There is an argument that one should test the first 50K-odd records of any table against all possible sort keys when compressing a given dataset. There is no speeding up a solid-state drive by 1.46x but the above happily reduced the throughput requirements by that amount.
If the memory usage of sorting your entire dataset exceeded your cluster's capacity you could look to sort on each table partition one at a time instead. Good is not the enemy of perfect and reclaiming storage and throughput capacity will help make the most of your cluster's hardware.
An Attack Vector
Compression has also been an attack vector for decades now. There have been "Compression Fuzzing" efforts to help uncover vulnerabilities but given decompression utilities are some of the most widely-deployed software in the world, any exploit can have a global impact.
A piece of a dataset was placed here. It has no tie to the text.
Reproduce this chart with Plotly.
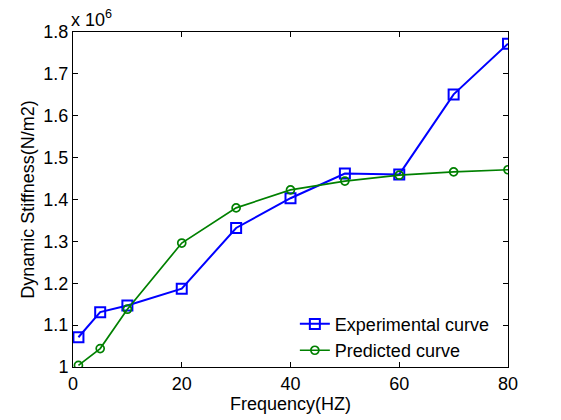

A few examples include the "ZIP of death" which is a 42 KB ZIP file that extracts 4.5 PB of data. Unsuspecting web applications that decompressed user-submitted content need to be hardened for this sort of attack. BREACH exploited an HTTPS compression vulnerability and CRIME was another exploit disclosed around the same time that worked over HTTPS and SPDY connections that used compression.
Incidents like the above are making compression designers contemplate what attack vectors could result from forth-coming dictionary encoding methods.